Good news for local car importers: The Philippine Tariff Commission has just concluded its investigation into the Department of Trade and Industry’s (DTI) safeguards on imported motor vehicles and is recommending that the measure should not be implemented.
The DTI began imposing safeguard duties (in the form of a P70,000 cash bond on passenger cars) on imported cars earlier this year in a bid to protect the local vehicle manufacturing industry. If we’re going by the result of the Tariff Commission’s investigation, however, the move was apparently never really necessary.
In its formal findings, the commission stated that it found no increase in imported ‘completely built up’ (CBU) passengers cars and light commercial vehicles from 2014 to 2020 “both in absolute terms and relative to domestic production.”

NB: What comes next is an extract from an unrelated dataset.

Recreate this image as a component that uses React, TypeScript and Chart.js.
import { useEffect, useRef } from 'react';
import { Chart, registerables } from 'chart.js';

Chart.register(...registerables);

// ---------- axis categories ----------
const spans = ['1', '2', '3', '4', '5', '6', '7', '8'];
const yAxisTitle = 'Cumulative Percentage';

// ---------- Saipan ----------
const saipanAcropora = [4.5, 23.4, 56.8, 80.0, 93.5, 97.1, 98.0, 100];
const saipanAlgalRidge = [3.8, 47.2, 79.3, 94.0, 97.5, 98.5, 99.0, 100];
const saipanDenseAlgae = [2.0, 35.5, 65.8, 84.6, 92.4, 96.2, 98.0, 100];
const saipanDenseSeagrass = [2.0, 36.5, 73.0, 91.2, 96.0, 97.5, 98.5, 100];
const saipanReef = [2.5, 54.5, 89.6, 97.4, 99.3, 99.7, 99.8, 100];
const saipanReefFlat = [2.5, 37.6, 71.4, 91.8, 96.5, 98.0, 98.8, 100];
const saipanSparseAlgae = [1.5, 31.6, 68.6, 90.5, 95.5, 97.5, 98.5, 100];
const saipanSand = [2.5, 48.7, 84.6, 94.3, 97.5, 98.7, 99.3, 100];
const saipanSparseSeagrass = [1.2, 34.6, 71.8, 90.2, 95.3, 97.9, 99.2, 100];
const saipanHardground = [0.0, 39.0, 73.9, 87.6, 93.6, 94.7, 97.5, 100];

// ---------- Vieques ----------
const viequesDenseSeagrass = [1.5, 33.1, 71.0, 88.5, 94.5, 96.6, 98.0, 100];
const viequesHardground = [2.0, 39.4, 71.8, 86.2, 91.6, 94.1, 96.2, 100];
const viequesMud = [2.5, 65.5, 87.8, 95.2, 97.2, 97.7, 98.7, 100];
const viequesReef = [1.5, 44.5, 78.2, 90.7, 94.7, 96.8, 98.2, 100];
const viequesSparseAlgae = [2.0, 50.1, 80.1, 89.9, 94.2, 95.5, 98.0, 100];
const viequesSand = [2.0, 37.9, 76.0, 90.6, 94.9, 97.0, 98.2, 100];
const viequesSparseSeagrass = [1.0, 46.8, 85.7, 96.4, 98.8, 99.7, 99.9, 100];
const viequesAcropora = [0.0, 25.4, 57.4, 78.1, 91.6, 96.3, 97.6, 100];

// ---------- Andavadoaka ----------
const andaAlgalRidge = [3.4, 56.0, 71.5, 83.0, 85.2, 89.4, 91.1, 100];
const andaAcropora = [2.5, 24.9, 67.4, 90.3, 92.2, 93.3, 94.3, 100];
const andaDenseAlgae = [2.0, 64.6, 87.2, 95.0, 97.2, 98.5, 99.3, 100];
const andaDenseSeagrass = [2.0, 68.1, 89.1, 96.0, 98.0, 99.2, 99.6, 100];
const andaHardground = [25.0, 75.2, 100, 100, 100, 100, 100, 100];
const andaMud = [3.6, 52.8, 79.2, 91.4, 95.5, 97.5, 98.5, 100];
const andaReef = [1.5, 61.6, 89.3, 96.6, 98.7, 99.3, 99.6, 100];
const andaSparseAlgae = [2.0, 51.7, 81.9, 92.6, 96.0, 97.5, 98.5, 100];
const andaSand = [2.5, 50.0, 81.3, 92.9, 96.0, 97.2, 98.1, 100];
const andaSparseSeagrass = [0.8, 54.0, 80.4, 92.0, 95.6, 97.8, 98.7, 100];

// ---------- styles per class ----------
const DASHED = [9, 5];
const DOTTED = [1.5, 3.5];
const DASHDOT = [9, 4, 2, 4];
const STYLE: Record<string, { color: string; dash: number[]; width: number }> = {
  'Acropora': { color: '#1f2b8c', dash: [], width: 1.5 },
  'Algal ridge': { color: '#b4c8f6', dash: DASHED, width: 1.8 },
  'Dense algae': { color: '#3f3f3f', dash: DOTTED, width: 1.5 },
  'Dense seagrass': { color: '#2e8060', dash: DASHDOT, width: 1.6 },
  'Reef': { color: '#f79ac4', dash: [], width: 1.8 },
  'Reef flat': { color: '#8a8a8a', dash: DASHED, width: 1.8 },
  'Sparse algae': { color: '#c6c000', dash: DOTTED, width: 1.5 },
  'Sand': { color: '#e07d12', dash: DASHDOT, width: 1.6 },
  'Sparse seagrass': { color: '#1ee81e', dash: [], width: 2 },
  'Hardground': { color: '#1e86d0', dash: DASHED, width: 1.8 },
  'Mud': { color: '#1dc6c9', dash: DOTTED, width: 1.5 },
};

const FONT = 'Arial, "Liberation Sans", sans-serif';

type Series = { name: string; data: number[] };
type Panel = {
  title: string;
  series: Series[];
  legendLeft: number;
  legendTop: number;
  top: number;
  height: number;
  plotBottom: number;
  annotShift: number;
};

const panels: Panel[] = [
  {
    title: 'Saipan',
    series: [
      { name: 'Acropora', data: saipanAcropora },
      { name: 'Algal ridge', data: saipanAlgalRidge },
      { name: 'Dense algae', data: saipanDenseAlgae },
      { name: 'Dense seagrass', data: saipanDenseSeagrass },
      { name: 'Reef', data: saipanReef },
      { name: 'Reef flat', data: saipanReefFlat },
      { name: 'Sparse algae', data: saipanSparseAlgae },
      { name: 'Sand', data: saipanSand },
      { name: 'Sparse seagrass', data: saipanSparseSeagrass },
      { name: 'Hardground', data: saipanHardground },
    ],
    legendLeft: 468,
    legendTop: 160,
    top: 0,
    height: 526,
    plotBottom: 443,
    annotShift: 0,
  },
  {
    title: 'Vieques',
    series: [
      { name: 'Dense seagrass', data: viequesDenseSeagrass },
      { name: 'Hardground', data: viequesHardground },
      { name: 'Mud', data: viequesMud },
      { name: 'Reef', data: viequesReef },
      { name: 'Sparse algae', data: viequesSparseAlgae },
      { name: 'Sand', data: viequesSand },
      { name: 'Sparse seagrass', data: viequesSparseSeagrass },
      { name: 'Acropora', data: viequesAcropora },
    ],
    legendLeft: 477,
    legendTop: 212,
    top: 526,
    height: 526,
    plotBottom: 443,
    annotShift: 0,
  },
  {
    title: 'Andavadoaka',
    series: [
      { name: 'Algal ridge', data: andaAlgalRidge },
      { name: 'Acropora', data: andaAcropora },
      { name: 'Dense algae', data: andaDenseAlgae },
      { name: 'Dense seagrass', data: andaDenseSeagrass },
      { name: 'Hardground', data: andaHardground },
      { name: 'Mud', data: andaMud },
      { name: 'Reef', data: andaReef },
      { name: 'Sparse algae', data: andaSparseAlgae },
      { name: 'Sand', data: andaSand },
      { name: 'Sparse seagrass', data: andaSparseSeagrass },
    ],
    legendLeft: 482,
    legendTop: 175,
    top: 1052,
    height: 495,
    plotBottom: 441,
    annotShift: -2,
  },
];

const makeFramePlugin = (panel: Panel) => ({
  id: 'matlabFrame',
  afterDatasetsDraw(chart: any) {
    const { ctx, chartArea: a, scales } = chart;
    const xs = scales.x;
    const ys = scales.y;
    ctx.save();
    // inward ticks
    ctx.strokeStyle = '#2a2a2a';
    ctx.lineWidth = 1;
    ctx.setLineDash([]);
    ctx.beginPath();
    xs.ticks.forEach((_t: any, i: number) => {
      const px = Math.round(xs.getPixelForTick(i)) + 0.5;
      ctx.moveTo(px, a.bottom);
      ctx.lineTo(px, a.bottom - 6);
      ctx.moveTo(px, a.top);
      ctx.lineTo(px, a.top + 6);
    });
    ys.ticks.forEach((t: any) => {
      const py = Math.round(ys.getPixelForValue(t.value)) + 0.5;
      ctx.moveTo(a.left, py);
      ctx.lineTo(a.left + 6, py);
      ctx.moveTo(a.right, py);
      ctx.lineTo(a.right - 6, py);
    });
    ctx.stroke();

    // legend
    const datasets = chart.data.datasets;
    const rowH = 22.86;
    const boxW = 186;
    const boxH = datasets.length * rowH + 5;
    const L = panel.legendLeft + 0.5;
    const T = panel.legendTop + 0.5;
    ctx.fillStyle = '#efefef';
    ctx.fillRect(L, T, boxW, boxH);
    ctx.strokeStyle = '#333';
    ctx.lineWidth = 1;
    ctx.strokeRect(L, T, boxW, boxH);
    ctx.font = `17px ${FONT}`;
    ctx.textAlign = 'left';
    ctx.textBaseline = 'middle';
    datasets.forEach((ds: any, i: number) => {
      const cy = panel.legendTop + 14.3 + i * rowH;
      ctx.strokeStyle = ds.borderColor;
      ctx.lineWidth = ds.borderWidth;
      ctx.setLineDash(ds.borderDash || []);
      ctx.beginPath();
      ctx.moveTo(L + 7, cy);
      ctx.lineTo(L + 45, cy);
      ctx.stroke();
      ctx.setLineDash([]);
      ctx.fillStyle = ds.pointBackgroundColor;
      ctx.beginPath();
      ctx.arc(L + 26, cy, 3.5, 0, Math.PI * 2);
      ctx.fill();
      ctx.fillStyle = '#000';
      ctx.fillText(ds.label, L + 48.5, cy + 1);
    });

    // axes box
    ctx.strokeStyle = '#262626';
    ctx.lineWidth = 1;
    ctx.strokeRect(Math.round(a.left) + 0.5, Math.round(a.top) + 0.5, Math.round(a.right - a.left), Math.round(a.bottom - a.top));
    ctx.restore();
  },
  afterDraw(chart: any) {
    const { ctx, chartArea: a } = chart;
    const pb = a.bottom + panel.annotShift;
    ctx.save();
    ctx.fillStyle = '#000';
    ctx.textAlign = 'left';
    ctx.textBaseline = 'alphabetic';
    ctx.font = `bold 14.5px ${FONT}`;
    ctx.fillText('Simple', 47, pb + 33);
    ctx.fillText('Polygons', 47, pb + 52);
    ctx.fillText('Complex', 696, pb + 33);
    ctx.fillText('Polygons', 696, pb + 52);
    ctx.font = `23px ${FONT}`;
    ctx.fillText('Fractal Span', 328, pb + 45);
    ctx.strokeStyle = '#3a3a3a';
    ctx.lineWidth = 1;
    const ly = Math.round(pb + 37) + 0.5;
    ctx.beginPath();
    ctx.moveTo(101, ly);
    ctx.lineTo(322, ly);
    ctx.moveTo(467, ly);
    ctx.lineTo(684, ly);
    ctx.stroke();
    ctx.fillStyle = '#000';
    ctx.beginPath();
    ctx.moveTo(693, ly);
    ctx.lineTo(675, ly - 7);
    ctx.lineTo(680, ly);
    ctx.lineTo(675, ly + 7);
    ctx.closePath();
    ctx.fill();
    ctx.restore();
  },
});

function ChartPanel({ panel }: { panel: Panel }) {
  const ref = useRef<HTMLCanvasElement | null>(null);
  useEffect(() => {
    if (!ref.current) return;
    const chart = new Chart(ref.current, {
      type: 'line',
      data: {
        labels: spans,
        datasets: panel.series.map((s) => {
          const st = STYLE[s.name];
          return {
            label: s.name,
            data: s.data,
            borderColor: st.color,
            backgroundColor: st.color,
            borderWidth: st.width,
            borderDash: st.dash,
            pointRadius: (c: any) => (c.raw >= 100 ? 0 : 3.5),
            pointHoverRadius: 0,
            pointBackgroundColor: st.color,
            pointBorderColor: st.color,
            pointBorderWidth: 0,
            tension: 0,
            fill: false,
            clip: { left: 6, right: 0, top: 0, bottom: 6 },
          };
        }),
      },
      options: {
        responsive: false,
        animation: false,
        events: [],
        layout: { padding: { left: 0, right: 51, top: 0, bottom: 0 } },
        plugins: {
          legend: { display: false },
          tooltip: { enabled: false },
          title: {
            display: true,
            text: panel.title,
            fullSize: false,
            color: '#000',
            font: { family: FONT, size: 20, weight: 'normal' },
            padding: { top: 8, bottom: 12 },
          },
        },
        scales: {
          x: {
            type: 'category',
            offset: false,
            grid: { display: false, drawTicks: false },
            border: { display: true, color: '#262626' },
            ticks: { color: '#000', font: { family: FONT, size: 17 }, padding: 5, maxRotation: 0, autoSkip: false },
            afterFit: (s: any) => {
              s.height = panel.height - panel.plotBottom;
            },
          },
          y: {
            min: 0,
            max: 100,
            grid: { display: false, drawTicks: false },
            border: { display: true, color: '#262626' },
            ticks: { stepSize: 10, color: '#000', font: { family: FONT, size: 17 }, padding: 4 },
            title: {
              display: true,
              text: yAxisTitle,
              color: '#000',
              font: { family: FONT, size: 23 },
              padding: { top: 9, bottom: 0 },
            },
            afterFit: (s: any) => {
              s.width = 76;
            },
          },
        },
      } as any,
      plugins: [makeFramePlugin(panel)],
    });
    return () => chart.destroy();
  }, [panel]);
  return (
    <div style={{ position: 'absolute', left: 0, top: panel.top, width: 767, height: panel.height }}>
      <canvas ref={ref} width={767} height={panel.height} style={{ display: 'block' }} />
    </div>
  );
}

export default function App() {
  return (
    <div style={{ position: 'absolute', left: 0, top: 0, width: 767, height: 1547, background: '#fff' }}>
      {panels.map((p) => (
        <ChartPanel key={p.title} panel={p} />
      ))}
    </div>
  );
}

“Since it has been established that CBU passenger cars and light commercial vehicles were not imported in increased quantities (whether absolute or relative to domestic production) during the POI [period of investigation], the Commission hereby terminates its investigation and recommends that no definitive general safeguard measure be imposed on importations of the CBU passenger cars and CBU light commercial vehicles subject of this investigation,” the investigation’s conclusion reads.
You can check out the Philippine Tariff Commission’s investigation summary in its entirety here.
No doubt the Chamber of Automotive Manufacturers of the Philippines, Inc. (CAMPI) and the Association of Vehicle Importers and Distributors (AVID) are breathing out a huge sigh of relief following this development. Do you agree with the commission’s recommendation?